An
×
Our initial research design included identifying a target population, generating quantitative and qualitative survey and interview questions, and recruiting participants using networking techniques that mirrored the career exploration process. We worked in an uncharted space, which made it difficult to implement a strict research design. We struggled with how to approach top-level executives and using the norms of the business world. As we worked, a research framework developed organically.
We repeatedly ran into the question of when to stop collecting data and start synthesizing, fearing that we had not collected enough data for clear patterns to emerge. Also of concern was how to refine the scope of our questions so that we could generate meaningful data and provide relevant answers to our research questions. Our research and interviews indicated that ethnographic methods are used by applied anthropologists on collaborative teams including engineers and MBAs.
Furthermore, we came across the term “thick data,” which is used to describe the contextualized data that ethnographic inquiry provides. This is opposed to the concept of “big data,” which focuses on collecting data points about users. The idea is that thick data will help companies better understand the meaning of the data points they collect in order to generate appropriate responses.
We found that our process of research and synthesis was iterative and closely resembled the design thinking model, indicating overlap between the fields of design and social research.
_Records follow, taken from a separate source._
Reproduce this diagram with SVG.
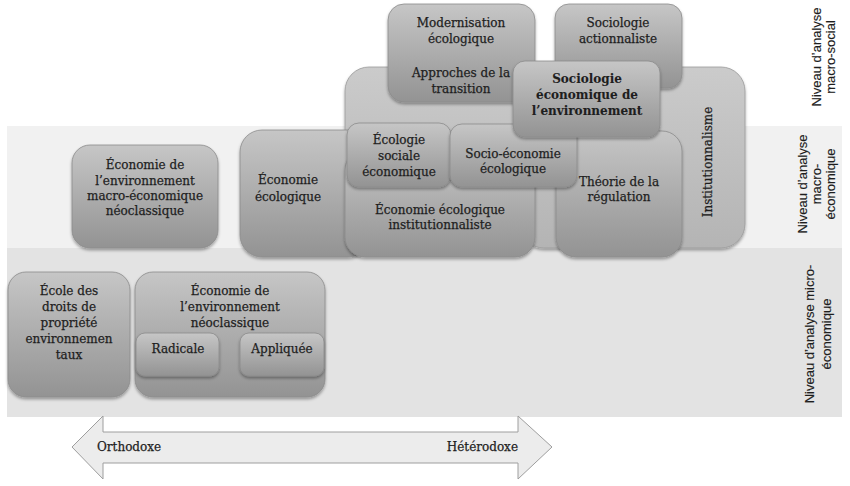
<svg xmlns="http://www.w3.org/2000/svg" width="850" height="486" viewBox="0 0 850 486">
<defs>
<linearGradient id="g" x1="0" y1="0" x2="0" y2="1">
<stop offset="0" stop-color="#c6c6c6"/>
<stop offset="1" stop-color="#939393"/>
</linearGradient>
<linearGradient id="gl" x1="0" y1="0" x2="0" y2="1">
<stop offset="0" stop-color="#cbcbcb"/>
<stop offset="1" stop-color="#b4b4b4"/>
</linearGradient>
<filter id="sh" x="-10%" y="-10%" width="120%" height="125%">
<feDropShadow dx="0" dy="2" stdDeviation="1.6" flood-color="#000" flood-opacity="0.35"/>
</filter>
</defs>
<style>
.b{fill:url(#g);stroke:#8c8c8c;stroke-width:0.8;filter:url(#sh)}
.bl{fill:url(#gl);stroke:#9a9a9a;stroke-width:0.8;filter:url(#sh)}
text{font-family:"DejaVu Serif","Liberation Serif",serif;font-size:12px;fill:#1e1e1e;stroke:#1e1e1e;stroke-width:0.25;text-anchor:middle}
.bold{font-weight:bold;stroke-width:0.1}
.lab{font-family:"Liberation Sans","Noto Sans",sans-serif;font-size:13px;fill:#1e1e1e;stroke-width:0.15}
</style>
<rect width="850" height="486" fill="#ffffff"/>
<g id="bands">
<rect x="7" y="126" width="835" height="122" fill="#f1f1f1"/>
<rect x="7" y="248" width="835" height="169" fill="#e3e3e3"/>
</g>
<g id="labels">
<text class="lab" transform="translate(821,57) rotate(-90)">Niveau d’analyse</text>
<text class="lab" transform="translate(835,57) rotate(-90)">macro-social</text>
<text class="lab" transform="translate(807,184) rotate(-90)">Niveau d’analyse</text>
<text class="lab" transform="translate(821,184) rotate(-90)">macro-</text>
<text class="lab" transform="translate(835,184) rotate(-90)">économique</text>
<text class="lab" transform="translate(814,334) rotate(-90)">Niveau d’analyse micro-</text>
<text class="lab" transform="translate(831,334) rotate(-90)">économique</text>
</g>
<g id="approches"><rect class="bl" x="345" y="67" width="255" height="173" rx="24"/></g>
<g id="institutionnalisme"><rect class="bl" x="520" y="67" width="225" height="181" rx="24"/>
<text transform="translate(712,162) rotate(-90)">Institutionnalisme</text></g>
<g id="economie-ecologique"><rect class="b" x="240" y="130" width="130" height="127" rx="22"/>
<text x="288" y="184">Économie</text><text x="288" y="201">écologique</text></g>
<g id="eei"><rect class="b" x="345" y="150" width="190" height="107" rx="20"/>
<text x="440" y="214">Économie écologique</text><text x="440" y="229">institutionnaliste</text></g>
<g id="ecologie-sociale"><rect class="b" x="347" y="123" width="104" height="64" rx="12"/>
<text x="399" y="144">Écologie</text><text x="399" y="160">sociale</text><text x="399" y="176">économique</text></g>
<g id="theorie"><rect class="b" x="556" y="131" width="126" height="126" rx="20"/>
<text x="619" y="186">Théorie de la</text><text x="619" y="201">régulation</text></g>
<g id="socio-economie"><rect class="b" x="450" y="124" width="127" height="63" rx="12"/>
<text x="513" y="158">Socio-économie</text><text x="513" y="173">écologique</text></g>
<g id="modernisation"><rect class="b" x="388" y="4" width="147" height="98" rx="16"/>
<text x="461" y="27">Modernisation</text><text x="461" y="43">écologique</text>
<text x="461" y="77">Approches de la</text><text x="461" y="93">transition</text></g>
<g id="sociologie-actionnaliste"><rect class="b" x="555" y="4" width="127" height="84" rx="14"/>
<text x="618" y="27">Sociologie</text><text x="618" y="43">actionnaliste</text></g>
<g id="sociologie-economique"><rect class="b" x="513" y="61" width="147" height="76" rx="12"/>
<text class="bold" x="587" y="83">Sociologie</text><text class="bold" x="587" y="99">économique de</text><text class="bold" x="587" y="115">l’environnement</text></g>
<g id="eco-env-macro"><rect class="b" x="72" y="145" width="146" height="103" rx="18"/>
<text x="145" y="169">Économie de</text><text x="145" y="185">l’environnement</text><text x="145" y="200">macro-économique</text><text x="145" y="215">néoclassique</text></g>
<g id="ecole-droits"><rect class="b" x="8" y="272" width="122" height="125" rx="18"/>
<text x="69" y="295">École des</text><text x="69" y="311">droits de</text><text x="69" y="327">propriété</text><text x="69" y="343">environnemen</text><text x="69" y="359">taux</text></g>
<g id="eco-env-neo"><rect class="b" x="135" y="272" width="190" height="125" rx="18"/>
<text x="230" y="295">Économie de</text><text x="230" y="311">l’environnement</text><text x="230" y="327">néoclassique</text></g>
<g id="radicale"><rect class="b" x="136" y="333" width="83" height="43" rx="9"/>
<text x="178" y="353">Radicale</text></g>
<g id="appliquee"><rect class="b" x="240" y="333" width="84" height="43" rx="9"/>
<text x="282" y="353">Appliquée</text></g>
<g id="connectors">
<polygon points="72,447 103,416 103,432 518,432 518,416 552,447 518,479 518,463 103,463 103,479" fill="#ececec" stroke="#9e9e9e" stroke-width="1"/>
<text x="97" y="451" style="text-anchor:start">Orthodoxe</text>
<text x="518" y="451" style="text-anchor:end">Hétérodoxe</text>
</g>
</svg>
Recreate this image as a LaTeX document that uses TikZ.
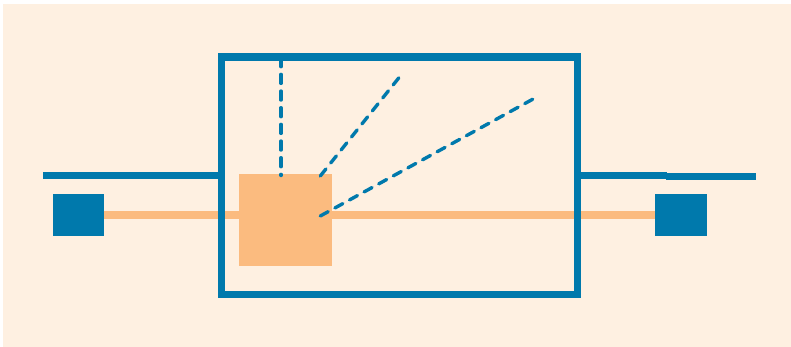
\documentclass[tikz,border=0pt]{standalone}
\definecolor{creambg}{HTML}{FEF0E1}
\definecolor{wireblue}{HTML}{0079AC}
\definecolor{softorange}{HTML}{FBBB7F}
\tikzset{
  block/.style={inner sep=0pt,outer sep=0pt,minimum width=#1},
  bluefill/.style={fill=wireblue,draw=none},
  orangefill/.style={fill=softorange,draw=none},
  framebox/.style={draw=wireblue,line width=7.4pt,fill=none,inner sep=0pt,outer sep=0pt,minimum width=355.9pt,minimum height=237.5pt,miter limit=10},
  bluewire/.style={draw=wireblue,line width=7.5pt},
  orangewire/.style={draw=softorange,line width=8.2pt},
  ray/.style={draw=wireblue,line width=3.4pt,dash pattern=on 9pt off 7.67pt,line cap=round}
}
\begin{document}
\begin{tikzpicture}[x=1pt,y=-1pt]
\useasboundingbox (0,0) rectangle (791,347);
\fill[white] (0,0) rectangle (791,347);
\fill[creambg] (3,4) rectangle (791,346.7);
% geometry
\node[block=51pt,minimum height=42pt,bluefill] (srcL) at (78,215) {};
\node[block=52pt,minimum height=42pt,bluefill] (srcR) at (681,215) {};
\path[orangewire] (srcL.east) -- (srcR.west);
\node[block=92.4pt,minimum height=92pt,orangefill] (core) at (285.5,220) {};
\coordinate (wireLa) at (43,175.5);
\coordinate (wireLb) at (221,175.5);
\coordinate (wireRa) at (578,175.5);
\coordinate (wireRb) at (667,175.5);
\coordinate (wireRc) at (666,176.6);
\coordinate (wireRd) at (755.5,176.6);
\path[bluewire] (wireLa) -- (wireLb);
\path[bluewire] (wireRa) -- (wireRb);
\path[bluewire] (wireRc) -- (wireRd);
\node[framebox] (frame) at (399.5,175.75) {};
\coordinate (rayAa) at (281,175.5);
\coordinate (rayAb) at (281,57.7);
\coordinate (rayBa) at (320.3,176);
\coordinate (rayBb) at (399.5,77);
\coordinate (rayCa) at (320.3,216);
\coordinate (rayCb) at (533.5,98.8);
\path[ray] (rayAb) -- (rayAa);
\path[ray] (rayBa) -- (rayBb);
\path[ray] (rayCa) -- (rayCb);
\end{tikzpicture}
\end{document}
Anthropologists concerned with the future of ethnographic methods should ask what is included in the sweet spot between anthropology and design, what is left out, and whether the values supported by the shared methods are congruent with the goals of cultural anthropology today.
I continued aspects of this research inquiry at UCLA, which resulted in an honors thesis exploring human-centered software development culture.
Thesis Abstract
As the role of digital products expands in the consciousness of 21st century publics, business organizations are increasingly adopting a human-centered design approach to computer software development in an effort to innovate and reach a broader consumer base. Although there are many variations to incorporating human-centered design, they all share a singular philosophy of situating the human user at the center of the design process (Schneider, Arble, Olson, & Wolff, 1980). User psychological and physical needs and expectations are used as a primary focus of design as opposed to expecting the user to adapt to a design focusing on business, logistical, technological or other non-human factors (Greenhouse 2010). These emerging approaches to software design require an internal shift in thinking and adoption of new business practices. Such a transition between traditional software development processes (e.g. waterfall model) and emerging human-centered design methods (e.g. User-Centered Design and Agile) parallel the idea of a shift from modern to postmodern software development culture (Robinson et al. 1998). Through ethnographic research, this paper provides an on-the-ground description of how individuals of a design team at a traditional American company interact as they internalize this significant shift in thinking and practice. The ethnography takes place during a timely period when a hybridity of modern and postmodern software design and development culture can be observed. This period allows researchers to analyze how particular design activities and software development practices are defined through postmodernist culture.